August 6
transfiguration:
a: a change in form or appearance; metamorphosis
b: an exalting, glorifying, or spiritual change
The transfiguration, celebrated by the Roman Catholic Church each year on August 6, refers to what is perhaps history’s greatest Kodak moment: Jesus talking with the prophets Moses and Elijah (Elias) on the peak of Mount Tabor in 27AD.
Only the Apostles Peter, John and James witnessed the event, and unfortunately none of them posted pics it to their myspace account. (If you have a photograph of the Transfiguration, please email it to us!) Nor do we have any record of what was discussed, for the disciples were too distant to hear the conversation, and Jesus forbade them from even mentioned the event until after the Son of Man had risen.
What we do know comes from nearly identical versions in the Gospels of Matthew, Mark and Luke.
Jesus led the three Apostles to the mountaintop where “His face shone like the sun and his clothes became as white as the light,” says Mark.
“Just then there appeared before them Moses and Elijah, talking with Jesus,” continues Matthew.
Peter offered to set up three shelters, one for each prophet, but as he spoke a cloud enveloped them. “A voice came from the cloud, saying, ‘This is my Son, whom I have chosen; listen to him,” concludes Luke. When the Disciples looked again, the two prophets had disappeared.
Theologians have debated the literalness of the Transfiguration. Most take the Transfiguration as a factual description of an actual event, especially in the Orthodox Church. Others view it as an allegory.
One interpretation of the Transfiguration is that Moses represents the Law and Elijah represents the Prophets.

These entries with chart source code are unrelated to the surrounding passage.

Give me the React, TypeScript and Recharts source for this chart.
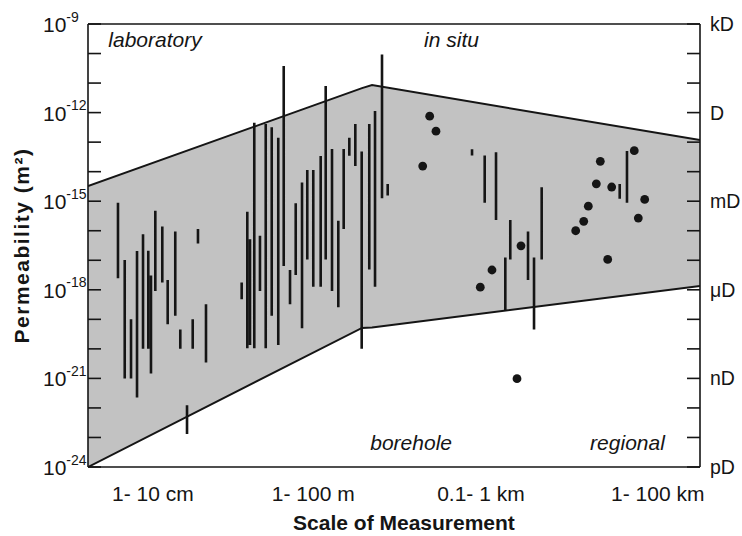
import React from 'react'
import { ComposedChart, Area, Line, Scatter, XAxis, YAxis, ReferenceDot } from 'recharts'

const FONT = '"Liberation Sans", Arial, Helvetica, sans-serif'
const INK = '#151515'
const SHADE = '#c2c2c2'

// x runs 0..100 across the plot (scale classes, not to scale)
const scaleTicks = [10.6, 36.8, 64.2, 93.1]
const scaleLabels = ['1- 10 cm', '1- 100 m', '0.1- 1 km', '1- 100 km']

// log10 of permeability in m2
const permTicks = [-24, -23, -22, -21, -20, -19, -18, -17, -16, -15, -14, -13, -12, -11, -10, -9]
const darcyNames = ['pD', 'nD', 'μD', 'mD', 'D', 'kD'] // at -24, -21, ... -9

// grey envelope
const envX = [0, 44.77, 46.41, 100]
const envLow = [-24, -19.29, -19.28, -17.87]
const envHigh = [-14.49, -11.17, -11.07, -12.93]

// measured ranges (vertical bars)
const rangeX = [
  4.9, 6.0, 7.03, 8.01, 8.99, 9.85, 10.29, 11.0, 12.14, 13.02, 14.26, 15.08, 16.18, 17.11, 17.97, 19.28,
  25.11, 26.03, 26.47, 27.17, 28.1, 29.04, 30.02, 31.09, 31.98, 33.01, 33.94, 34.97, 35.83, 36.81,
  38.02, 38.84, 39.87, 40.9, 41.78, 42.7, 43.68, 44.72, 45.96, 46.9, 48.04, 48.97,
  62.75, 64.82, 66.67, 68.19, 69.0, 71.9, 72.88, 74.13,
  86.88, 88.07,
]
const rangeHigh = [
  -15.05, -16.99, -19.0, -16.69, -16.12, -16.68, -17.52, -15.32, -15.86, -17.67, -16.03, -19.34, -21.91, -19.0, -15.94, -18.49,
  -17.75, -15.36, -16.29, -12.34, -16.17, -12.39, -12.5, -12.85, -10.42, -17.33, -15.07, -14.37, -13.94, -13.94,
  -13.47, -11.1, -13.23, -15.66, -13.23, -12.85, -12.39, -13.32, -12.39, -11.95, -10.03, -14.42,
  -13.24, -13.45, -13.34, -16.91, -15.64, -16.03, -16.91, -14.53,
  -14.42, -13.3,
]
const rangeLow = [
  -17.61, -21.0, -21.0, -21.65, -20.0, -20.0, -20.83, -18.04, -17.75, -19.17, -18.88, -20.0, -22.88, -20.0, -16.43, -20.46,
  -18.32, -19.98, -19.87, -19.98, -18.04, -19.98, -18.88, -19.87, -17.19, -18.49, -17.5, -19.3, -16.97, -17.9,
  -17.9, -16.97, -18.04, -18.59, -15.94, -13.46, -13.81, -20.0, -17.31, -17.9, -14.9, -14.81,
  -13.45, -15.05, -15.64, -18.71, -16.97, -17.67, -19.34, -16.97,
  -14.92, -15.05,
]

// single values (dots)
const pointX = [55.83, 56.86, 54.69, 70.75, 66.01, 64.1, 70.1, 89.26, 83.71, 83.06, 85.57, 90.96, 81.75, 89.92, 81.0, 79.69, 84.92]
const pointK = [-12.12, -12.63, -13.81, -16.51, -17.33, -17.91, -21.01, -13.29, -13.65, -14.41, -14.52, -14.94, -15.17, -15.57, -15.68, -16.0, -16.97]

// region captions
const captionText = ['laboratory', 'in situ', 'borehole', 'regional']
const captionX = [10.95, 59.4, 52.8, 88.15]
const captionK = [-9.78, -9.78, -23.42, -23.42]

const envData = envX.map((x, i) => ({ x, band: [envLow[i], envHigh[i]] }))
const rangeData = rangeX.flatMap((x, i) => [
  { x, k: rangeLow[i] },
  { x, k: rangeHigh[i] },
  { x, k: null },
])
const pointData = pointX.map((x, i) => ({ x, k: pointK[i] }))

const LeftTick = (props: any) => {
  const { x, y, payload } = props
  const v = payload.value
  return (
    <g>
      <line x1={x} y1={y} x2={x + 13} y2={y} stroke={INK} strokeWidth={1.6} />
      {v % 3 === 0 && (
        <text x={x - 45} y={y + 8} fontSize={21} fontFamily={FONT} fill={INK}>
          10
          <tspan dy={-10.5} fontSize={14}>
            {String(v)}
          </tspan>
        </text>
      )}
    </g>
  )
}

const RightTick = (props: any) => {
  const { x, y, payload } = props
  const v = payload.value
  return (
    <g>
      <line x1={x} y1={y} x2={x - 13} y2={y} stroke={INK} strokeWidth={1.6} />
      {v % 3 === 0 && (
        <text x={x + 10} y={y + 7} fontSize={19.5} fontFamily={FONT} fill={INK}>
          {darcyNames[(v + 24) / 3]}
        </text>
      )}
    </g>
  )
}

const BottomTick = (props: any) => {
  const { x, y, payload } = props
  const i = scaleTicks.indexOf(payload.value)
  return (
    <text x={x} y={y + 34} textAnchor="middle" fontSize={21} fontFamily={FONT} fill={INK}>
      {scaleLabels[i]}
    </text>
  )
}

export default function App() {
  return (
    <div style={{ position: 'absolute', left: 0, top: 0, width: 742, height: 536, background: '#fff' }}>
      <ComposedChart width={742} height={536} margin={{ top: 0, right: 0, bottom: 0, left: 0 }}>
        <XAxis
          xAxisId="b"
          type="number"
          dataKey="x"
          domain={[0, 100]}
          allowDataOverflow
          ticks={scaleTicks}
          interval={0}
          tick={<BottomTick />}
          tickLine={false}
          tickSize={0}
          tickMargin={0}
          height={69}
          axisLine={{ stroke: INK, strokeWidth: 1.6 }}
          label={(p: any) => {
            const vb = p.viewBox
            return (
              <text
                x={vb.x + vb.width / 2 + 10}
                y={vb.y + 63}
                textAnchor="middle"
                fontSize={21}
                fontWeight="bold"
                fontFamily={FONT}
                fill={INK}
              >
                Scale of Measurement
              </text>
            )
          }}
        />
        <XAxis
          xAxisId="t"
          orientation="top"
          type="number"
          domain={[0, 100]}
          tick={false}
          tickLine={false}
          height={24}
          axisLine={{ stroke: INK, strokeWidth: 1.6 }}
        />
        <YAxis
          yAxisId="l"
          type="number"
          domain={[-24, -9]}
          allowDataOverflow
          ticks={permTicks}
          interval={0}
          tick={<LeftTick />}
          tickLine={false}
          tickSize={0}
          tickMargin={0}
          width={88}
          axisLine={{ stroke: INK, strokeWidth: 1.6 }}
          label={(p: any) => {
            const vb = p.viewBox
            const cx = vb.x + 29
            const cy = vb.y + vb.height / 2
            return (
              <text
                x={cx}
                y={cy}
                transform={`rotate(-90 ${cx} ${cy})`}
                textAnchor="middle"
                fontSize={21}
                fontWeight="bold"
                letterSpacing={1.5}
                fontFamily={FONT}
                fill={INK}
              >
                Permeability (m²)
              </text>
            )
          }}
        />
        <YAxis
          yAxisId="r"
          orientation="right"
          type="number"
          domain={[-24, -9]}
          allowDataOverflow
          ticks={permTicks}
          interval={0}
          tick={<RightTick />}
          tickLine={false}
          tickSize={0}
          tickMargin={0}
          width={42}
          axisLine={{ stroke: INK, strokeWidth: 1.6 }}
        />

        <Area
          xAxisId="b"
          yAxisId="l"
          data={envData}
          dataKey="band"
          type="linear"
          fill={SHADE}
          fillOpacity={1}
          stroke={INK}
          strokeWidth={2}
          dot={false}
          activeDot={false}
          isAnimationActive={false}
        />
        <Line
          xAxisId="b"
          yAxisId="l"
          data={rangeData}
          dataKey="k"
          type="linear"
          stroke={INK}
          strokeWidth={2.6}
          strokeLinecap="butt"
          dot={false}
          activeDot={false}
          connectNulls={false}
          isAnimationActive={false}
        />
        <Scatter
          xAxisId="b"
          yAxisId="l"
          data={pointData}
          dataKey="k"
          fill={INK}
          shape={(p: any) => <circle cx={p.cx} cy={p.cy} r={4.4} fill={INK} />}
          isAnimationActive={false}
        />

        {captionText.map((t, i) => (
          <ReferenceDot
            key={t}
            xAxisId="b"
            yAxisId="l"
            x={captionX[i]}
            y={captionK[i]}
            r={1}
            shape={(p: any) => (
              <text
                x={p.cx}
                y={p.cy}
                textAnchor="middle"
                fontSize={21}
                fontStyle="italic"
                fontFamily={FONT}
                fill={INK}
              >
                {t}
              </text>
            )}
          />
        ))}
      </ComposedChart>
    </div>
  )
}
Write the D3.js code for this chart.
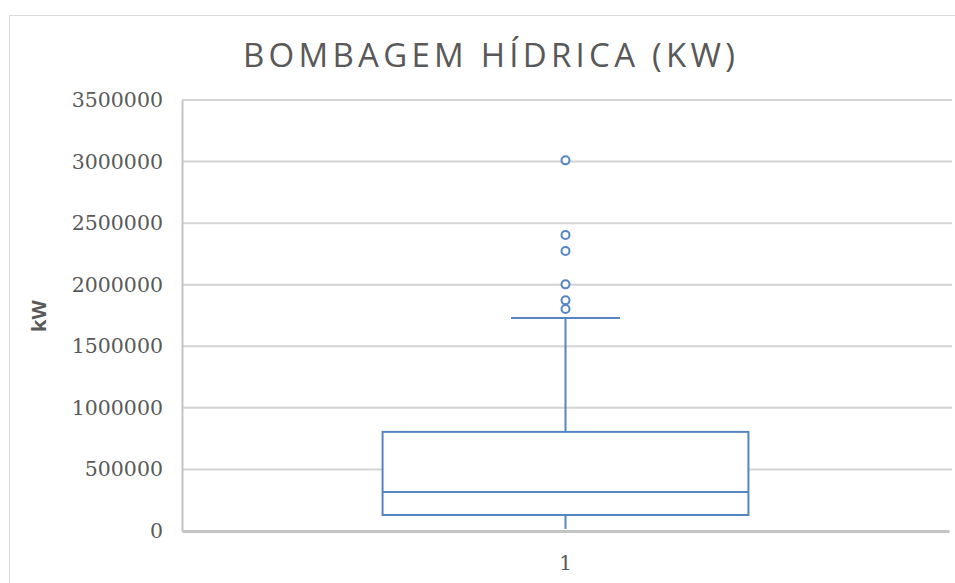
<!DOCTYPE html>
<html lang="en">
<head>
<meta charset="utf-8">
<script src="https://cdn.jsdelivr.net/npm/d3@7"></script>
<style>
  body { margin: 0; background: #fff; }
</style>
</head>
<body>
<script>
  var categories = ["1"];
  var whiskerLow = [0];
  var q1 = [130000];
  var median = [317000];
  var q3 = [805000];
  var whiskerHigh = [1730000];
  var outliers = [[1803000, 1873000, 2003000, 2274000, 2404000, 3010000]];
  var yTicks = [0, 500000, 1000000, 1500000, 2000000, 2500000, 3000000, 3500000];

  var w = 955, h = 583;
  var padding = { left: 182, right: 3, top: 100, bottom: 52 };
  var boxColor = "#5585c5";

  var svg = d3.select("body").append("svg")
    .attr("width", w)
    .attr("height", h);

  // chart frame
  svg.append("path")
    .attr("d", "M9.5," + h + "V15.5H" + w)
    .attr("fill", "none")
    .attr("stroke", "#d9d9d9")
    .attr("stroke-width", 1);

  var yScale = d3.scaleLinear()
    .domain([0, 3500000])
    .range([h - padding.bottom, padding.top]);

  var xScale = d3.scaleBand()
    .domain(categories)
    .range([padding.left, w - padding.right - 3]);

  // gridlines
  svg.selectAll(".grid")
    .data(yTicks.slice(1))
    .enter()
    .append("line")
    .attr("class", "grid")
    .attr("x1", padding.left)
    .attr("x2", w - padding.right)
    .attr("y1", d => yScale(d))
    .attr("y2", d => yScale(d))
    .attr("stroke", "#d4d4d4")
    .attr("stroke-width", 2);

  // y axis
  var yAxis = d3.axisLeft(yScale).tickValues(yTicks).tickSize(0).tickPadding(19).tickFormat(d3.format("d"));
  var gy = svg.append("g")
    .attr("transform", "translate(" + padding.left + ",0)")
    .call(yAxis);
  gy.select(".domain").attr("stroke", "#c4c4c4").attr("stroke-width", 2);
  gy.selectAll("text")
    .attr("fill", "#595959")
    .style("font-family", "'DejaVu Serif', serif")
    .style("font-size", "20.5px");

  // x axis
  var xAxis = d3.axisBottom(xScale).tickSize(0).tickPadding(25);
  var gx = svg.append("g")
    .attr("transform", "translate(0," + (h - padding.bottom) + ")")
    .call(xAxis);
  gx.select(".domain").attr("stroke", "#c4c4c4").attr("stroke-width", 3);
  gx.selectAll("text")
    .attr("fill", "#595959")
    .style("font-family", "'DejaVu Serif', serif")
    .style("font-size", "20px");

  var bw = xScale.bandwidth();
  var boxW = bw * 0.477;
  var capW = bw * 0.142;

  var g = svg.append("g");
  categories.forEach(function(c, i) {
    var cx = xScale(c) + bw / 2;
    // whiskers
    g.append("line")
      .attr("x1", cx).attr("x2", cx)
      .attr("y1", yScale(q3[i])).attr("y2", yScale(whiskerHigh[i]))
      .attr("stroke", boxColor).attr("stroke-width", 2);
    g.append("line")
      .attr("x1", cx).attr("x2", cx)
      .attr("y1", yScale(q1[i])).attr("y2", yScale(whiskerLow[i]) - 2)
      .attr("stroke", boxColor).attr("stroke-width", 2);
    g.append("line")
      .attr("x1", cx - capW / 2).attr("x2", cx + capW / 2)
      .attr("y1", yScale(whiskerHigh[i])).attr("y2", yScale(whiskerHigh[i]))
      .attr("stroke", boxColor).attr("stroke-width", 2);
    // box
    g.append("rect")
      .attr("x", cx - boxW / 2)
      .attr("y", yScale(q3[i]))
      .attr("width", boxW)
      .attr("height", yScale(q1[i]) - yScale(q3[i]))
      .attr("fill", "#fff")
      .attr("stroke", boxColor).attr("stroke-width", 2);
    g.append("line")
      .attr("x1", cx - boxW / 2).attr("x2", cx + boxW / 2)
      .attr("y1", yScale(median[i])).attr("y2", yScale(median[i]))
      .attr("stroke", boxColor).attr("stroke-width", 2);
    // outliers
    g.selectAll(".outlier" + i)
      .data(outliers[i])
      .enter()
      .append("circle")
      .attr("cx", cx)
      .attr("cy", d => yScale(d))
      .attr("r", 4)
      .attr("fill", "#fff")
      .attr("stroke", boxColor)
      .attr("stroke-width", 2);
  });

  svg.append("text")
    .text("BOMBAGEM HÍDRICA (KW)")
    .attr("x", 489)
    .attr("y", 67)
    .attr("text-anchor", "middle")
    .attr("textLength", 492)
    .attr("lengthAdjust", "spacing")
    .attr("fill", "#595959")
    .style("font-family", "'Open Sans', sans-serif")
    .style("font-size", "33px");

  svg.append("text")
    .text("kW")
    .attr("transform", "translate(46,316) rotate(-90)")
    .attr("text-anchor", "middle")
    .attr("fill", "#595959")
    .style("font-family", "'Open Sans', sans-serif")
    .style("font-weight", "bold")
    .style("font-size", "20px");
</script>
</body>
</html>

In Jesus’ time, Moses was seen as having delivered the Law from God to the people and codifying it during their 40 year trek across the desert. In fact, after Genesis and half of Exodus, that’s what most of the first five books of the Bible are: lengthy lists and descriptions of the laws that governed ancient Hebrew society, from the now obscure laws concerning the treatment of slaves, the ritual sacrifice of goats, and proper stoning technique, to principles still considered the basis of Western law, such as “Thou shall not kill.”
Elijah meanwhile, may have represented the Prophets. Elijah is a prophet in the Jewish, Christian and Muslim faiths (“Ilyas” in Islam), but occupies very little space in any of those religions’ spiritual texts. One of his claims to fame was that he was said to have never died. Instead he was taken up to heaven in a chariot of fire. It was believed his future appearance on Earth would be an imminent predictor of the coming of the Messiah. In the New Testament, folks take St. John the Baptist for Elijah.
For all its celebration among the churches themselves, the event receives very little attention from the general Christian public. And these days a child is less likely to learn about transfiguration from Matthew, Luke, or Mark than from Harry:
“Transfiguration is some of the most complex and dangerous magic you will learn at Hogwarts. Anyone messing around in my class will leave and not come back.”
— Minerva McGonagall, HP 1:8
[2008: This year the Transfiguration falls only a few days away from Islam’s Al-Miraj, the Ascension of the Prophet. During what is often called the “Night Journey,” Muhammad travels first to Jerusalem in a single night, then up to the heavens where he meets the prophets of Islam’s past, including Jesus, Moses, and Abraham. Like the Transfiguration in Christianity, Islamic religious leaders debate whether Al-Miraj is an actual event or symbolic allegory. And like Jesus, Muhammad is transformed prior to the encounter, not by light but by the Qur’an’s most famous open-heart surgery.]